When a Bus Company Won a Constitutional Challenge to a Tax, But Still Lost

Thiry years ago today, the Supreme Court decided Continental Trailways, Inc. v. Director, Div. of Motor Vehicles, 102 N.J. 526 (1986). Trailways, a large bus company, sued to declare New Jersey’s Bus Excise Tax, N.J.S.A. 48:4-20, unconstitutional as unlawfully discriminating against interstate commerce.

The purpose of the tax, as summarized in Justice Garibaldi’s majority opinion, “was to require interstate buses to pay for the privilege of using state highways, in effect to compensate the State for their share of the cost of constructing and maintaining the highways and of administering the motor vehicle laws.”  No such tax was imposed, however, on regular intrastate bus service.

The Tax Court and the Appellate Division agreed with Trailways, invalidated the tax, and ordered a refund. The State appealed to the Supreme Court as of right, given the substantial constitutional issue involved.

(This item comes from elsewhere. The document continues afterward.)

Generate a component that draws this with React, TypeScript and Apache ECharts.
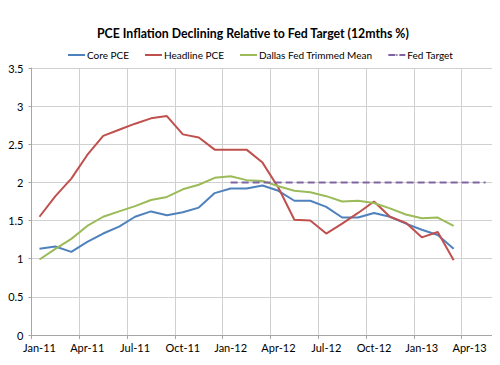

Justice Garibaldi observed that in Safeway Trails, Inc. v. Furman, 41 N.J. 467 (1964), the Court had upheld this same tax as constitutional.  At that time, there was a “complementary tax” on intrastate service.  In 1972, however, the Legislature repealed that complementary intrastate tax.  That repeal “thereby provid[ed] an indirect subsidy to intrastate carriers, in an attempt to ameliorate their serious financial plight in 1972.”  The majority thus concluded that the tax unconstitutionally discriminated against interstate commerce, after canvassing United States Supreme Court precedents in this area.

But the majority rejected that portion of the decisions below that had granted Trailways a refund of taxes that it had paid under this unconstitutional statute.  There was no specific statutory authority for a refund of Bus Excise tax payments, though such authority did exist as to other taxes.  Though it seemed reasonable to apply the State Uniform Procedure Act, N.J.S.A. 54:48-1, to this tax, the Legislature had not done so, and the Court would “leave that determination to the Legislature.”

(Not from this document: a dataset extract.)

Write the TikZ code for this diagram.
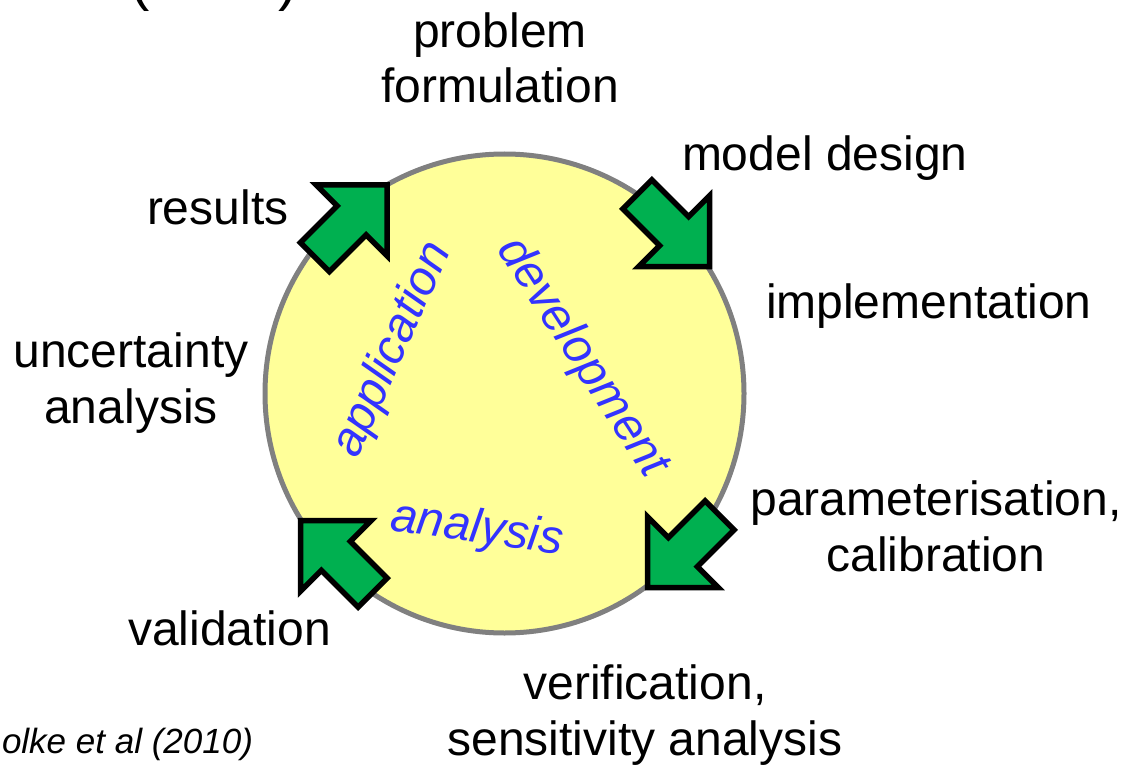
\documentclass[tikz,border=0pt]{standalone}
\usepackage{fontspec}
\setmainfont{Liberation Sans}
\definecolor{cyclefill}{RGB}{255,255,153}
\definecolor{cycleedge}{RGB}{128,128,128}
\definecolor{stepgreen}{RGB}{0,176,80}
\definecolor{phaseblue}{RGB}{51,51,255}
\begin{document}
\begin{tikzpicture}[x=1pt,y=-1pt,
  every node/.style={inner sep=0pt, outer sep=0pt},
  steplabel/.style={font=\fontsize{48}{55.5}\selectfont, align=center, text=black},
  phaselabel/.style={font=\fontsize{48}{55.5}\selectfont\itshape, text=phaseblue},
  blockarrow/.pic={
    \draw[fill=stepgreen, draw=black, line width=5.5pt, line join=miter]
      (0,0) -- (-50,-50) -- (-50,-20.5) -- (-102,-20.5) -- (-102,20.5)
      -- (-50,20.5) -- (-50,50) -- cycle;
  }
]
\useasboundingbox (0,0) rectangle (1136,765);

% title line and reference, partly outside the page
\node[anchor=base east, font=\fontsize{58}{66}\selectfont] (title) at (298,0) {tion (2014)};
\node[anchor=base east, font=\fontsize{35}{40}\selectfont\itshape] (cite) at (253,753) {olke et al (2010)};

% modelling cycle
\node[circle, draw=cycleedge, fill=cyclefill, line width=5pt, minimum size=479pt] (cycle) at (504.5,393.5) {};

% step arrows round the cycle
\pic[rotate=45]   (toresults)  at (387,185) {blockarrow};
\pic[rotate=-45]  (todesign)   at (709.5,266.5) {blockarrow};
\pic[rotate=-135] (tocalib)    at (647.5,587.5) {blockarrow};
\pic[rotate=135]  (tovalid)    at (300.5,520.5) {blockarrow};

% phases inside the cycle
\node[phaselabel, rotate=66]  (application) at (393,350) {application};
\node[phaselabel, rotate=-57] (development) at (582,358) {development};
\node[phaselabel, rotate=-8]  (analysis)    at (477,530) {analysis};

% steps round the cycle (base anchor sits on the last line)
\node[steplabel, anchor=base] (problem) at (500,103) {problem\\formulation};
\node[steplabel, anchor=base west] (design) at (682,171) {model design};
\node[steplabel, anchor=base west] (results) at (147,224) {results};
\node[steplabel, anchor=base west] (implementation) at (766,318) {implementation};
\node[steplabel, anchor=base] (uncertainty) at (131,423) {uncertainty\\analysis};
\node[steplabel, anchor=base] (calibration) at (936,571) {parameterisation,\\calibration};
\node[steplabel, anchor=base west] (validation) at (128,645) {validation};
\node[steplabel, anchor=base] (verification) at (645,755) {verification,\\sensitivity analysis};
\end{tikzpicture}
\end{document}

Justice Garibaldi invoked “the general common-law rule that where a party, without mistake of fact, fraud, duress, or extortion, voluntarily pays money on a demand that is noyt enforcible against him, he may not recover it.”  There was no evidence that any of the exceptions to this “volunteer rule” applied to Trailways.

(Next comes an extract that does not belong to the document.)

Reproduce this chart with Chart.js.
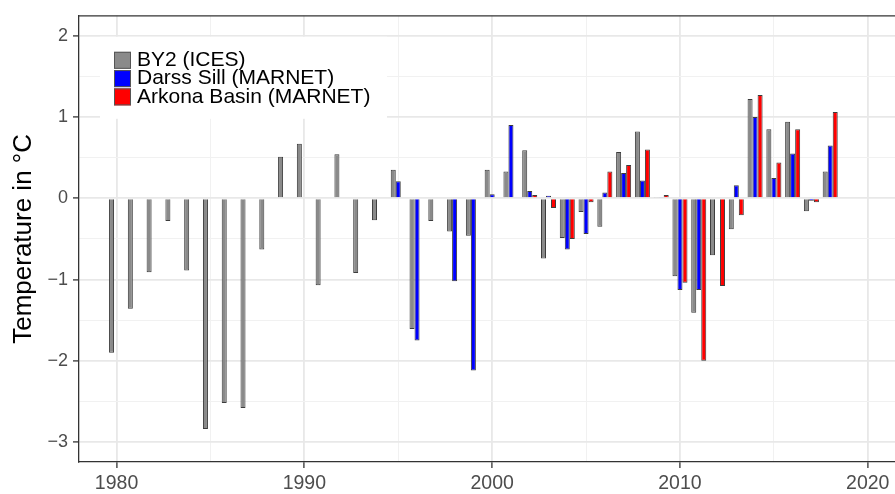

Writing separately, Justice Stein agreed that the Bus Excise Tax was unconstitutional.  He disagreed, however, that Trailways should not get a refund.  Justice O’Hern, on the other hand, in his own dissenting opinion, saw no reason to find the tax unconstitutional.  But each of them was only a lone voice of opposition.  The majority gave Trailways a win by invalidating the Bus Excise Tax, but dealt it a loss by denying it a refund of Bus Excise Tax paid.